City grandee Paul Myners has asked the UK government and financial regulator if they approved a statement made by the chief executive of investment manager H2O that trading in its funds would never be suspended.
Lord Myners, the former City minister who made his name as the long-term chief executive of investment manager Gartmore, said he found it “extraordinary” that Bruno Crastes had made the comment last month after heavy outflows from several H2O funds.
The redemptions were sparked by an FT Alphaville investigation into the funds’ holdings of illiquid debt linked to the controversial German financier Lars Windhorst. Within days of the first report, investors pulled nearly €7bn from H2O funds, prompting a 14 per cent fall in the share price of French bank Natixis, the fund manager’s parent company.
Liquidity mismatches between funds that offer daily dealing and their hard-to-sell underlying holdings has emerged as the most pressing concern for European investors following the suspension of trading, known as gating, of Neil Woodford’s flagship fund last month. The Bank of England and the Financial Conduct Authority, the UK regulator, last week announced a review into the issue, which could result in new rules on fund dealing.
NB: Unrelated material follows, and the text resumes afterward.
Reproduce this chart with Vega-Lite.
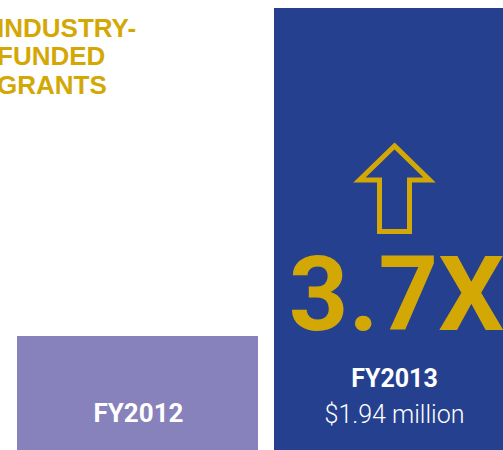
{
  "$schema": "https://vega.github.io/schema/vega-lite/v6.json",
  "width": 503,
  "height": 450,
  "autosize": {"type": "none"},
  "padding": 0,
  "background": "#ffffff",
  "config": {"view": {"stroke": null}},
  "datasets": {
    "bars": [
      {"year": "FY2012", "grants": 0.5, "label": "FY2012"},
      {"year": "FY2013", "grants": 1.94, "label": "FY2013", "amount": "$1.94 million", "multiple": "3.7X"}
    ],
    "heading": [
      {"year": "FY2012", "heading": "INDUSTRY-\nFUNDED\nGRANTS"}
    ]
  },
  "layer": [
    {
      "data": {"name": "bars"},
      "mark": {"type": "bar"},
      "encoding": {
        "x": {"field": "year", "type": "nominal", "axis": null,
              "scale": {"range": [17, 515], "paddingInner": 0.0623, "paddingOuter": 0}},
        "y": {"field": "grants", "type": "quantitative", "axis": null,
              "scale": {"domain": [0, 1.975], "nice": false}},
        "color": {"field": "year", "type": "nominal", "legend": null,
                  "scale": {"domain": ["FY2012", "FY2013"], "range": ["#8781BC", "#25408E"]}}
      }
    },
    {
      "data": {"name": "heading"},
      "mark": {"type": "text", "align": "left", "baseline": "alphabetic", "dx": -20,
               "font": "Liberation Sans", "fontWeight": "bold", "fontSize": 26, "lineHeight": 28.5,
               "lineBreak": "\n", "color": "#D4A804"},
      "encoding": {
        "x": {"field": "year", "type": "nominal", "bandPosition": 0},
        "y": {"datum": 1.813},
        "text": {"field": "heading"}
      }
    },
    {
      "data": {"name": "bars"},
      "transform": [{"filter": "datum.year === 'FY2012'"}],
      "mark": {"type": "text", "align": "center", "baseline": "alphabetic", "dx": 1,
               "font": "Roboto", "fontWeight": "bold", "fontSize": 26, "color": "#ffffff"},
      "encoding": {
        "x": {"field": "year", "type": "nominal"},
        "y": {"datum": 0.124},
        "text": {"field": "label"}
      }
    },
    {
      "data": {"name": "bars"},
      "transform": [{"filter": "datum.year === 'FY2013'"}],
      "mark": {"type": "text", "align": "center", "baseline": "alphabetic",
               "font": "Roboto", "fontWeight": "bold", "fontSize": 25, "color": "#ffffff"},
      "encoding": {
        "x": {"field": "year", "type": "nominal"},
        "y": {"datum": 0.278},
        "text": {"field": "label"}
      }
    },
    {
      "data": {"name": "bars"},
      "transform": [{"filter": "datum.year === 'FY2013'"}],
      "mark": {"type": "text", "align": "center", "baseline": "alphabetic",
               "font": "Roboto", "fontWeight": 300, "fontSize": 25, "color": "#ffffff"},
      "encoding": {
        "x": {"field": "year", "type": "nominal"},
        "y": {"datum": 0.12},
        "text": {"field": "amount"}
      }
    },
    {
      "data": {"name": "bars"},
      "transform": [{"filter": "datum.year === 'FY2013'"}],
      "mark": {"type": "text", "align": "center", "baseline": "alphabetic", "dx": 2,
               "font": "Roboto", "fontWeight": "bold", "fontSize": 104, "color": "#D4A804"},
      "encoding": {
        "x": {"field": "year", "type": "nominal"},
        "y": {"datum": 0.527},
        "text": {"field": "multiple"}
      }
    },
    {
      "data": {"name": "bars"},
      "transform": [{"filter": "datum.year === 'FY2013'"}],
      "mark": {"type": "point", "filled": false, "stroke": "#D4A804", "strokeWidth": 5, "opacity": 1,
               "strokeJoin": "miter",
               "shape": "M0,-1L0.819,-0.205L0.351,-0.205L0.351,1L-0.351,1L-0.351,-0.205L-0.819,-0.205Z",
               "size": 7310},
      "encoding": {
        "x": {"field": "year", "type": "nominal"},
        "y": {"datum": 1.147}
      }
    }
  ]
}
“No fund manager should say ‘we will never gate’, because gating is frequently the right thing to do. But we have bundled it with a run on the bank,” Lord Myners told FTfm.
In a video posted by H2O on June 28, aimed at calming investor nerves, Mr Crastes said: “We never gated and we will never gate.” Last week, Mr Crastes likened the episode to a bank run.
Lord Myners submitted written questions to parliament, asking whether the Treasury or FCA were consulted by H2O over Mr Crastes’ comments, and whether H2O had been asked to back up the statement with a guarantee or line of credit.
He also asked the Treasury if it intended to investigate H2O over the valuation of its unlisted investments and the accuracy and completeness of Mr Crastes’ statement.
He said he had yet to receive a response. The FCA and H2O declined to comment.
A Treasury spokesperson said: “There is no requirement for asset management firms to discuss their specific investment strategies with either HM Treasury or the FCA, but the FCA is required to approve the investment objective and policy of funds based in the UK.
“The FCA’s detailed rule book ensures that firms treat their customer fairly, and its robust supervision and enforcement powers mean it can, and does, take action where a firm breaches the rules.”
Lord Myners said it was wrong to vilify gating, which is a tool used by fund managers to ensure investors are treated fairly.
“If I’m in a fund, I will reasonably presume that if the manager or the authorised corporate director have gated the fund it’s either because there’s a huge amount of money wanting to come in or a huge amount of money wanting to go out, and they are protecting me,” he said.
“They are protecting me from dilution or protecting me from my portfolio being lowered in quality by the most liquid investments being sold. So when a manager says, ‘we will never gate’, it strikes me as missing the point.”
Gating rose to prominence in the UK in the aftermath of the Brexit referendum three years ago, when several property funds suspended trading in response to heavy outflows.
UK investors have been frozen in two high-profile incidents of gating in the past year: at GAM, the crisis-hit Swiss manager last summer, and at Woodford Investment Management six weeks ago.
GAM, which locked investors in its absolute return bond funds in August, said last week it planned to draw a line under the issue and return cash to unit holders from Monday.
On Thursday the Bank of England said it was stepping up scrutiny of funds that offer daily dealing but hold assets that are hard to sell, following comments by governor Mark Carney that such funds are “built on a lie”.
“The bank and the FCA review will examine the costs and benefits of aligning redemption terms, including pricing and notice periods, with the typical time it takes to realise market prices for funds’ assets in normal and stressed conditions,” the BoE wrote in its twice-yearly update on the resilience of the UK’s financial sector.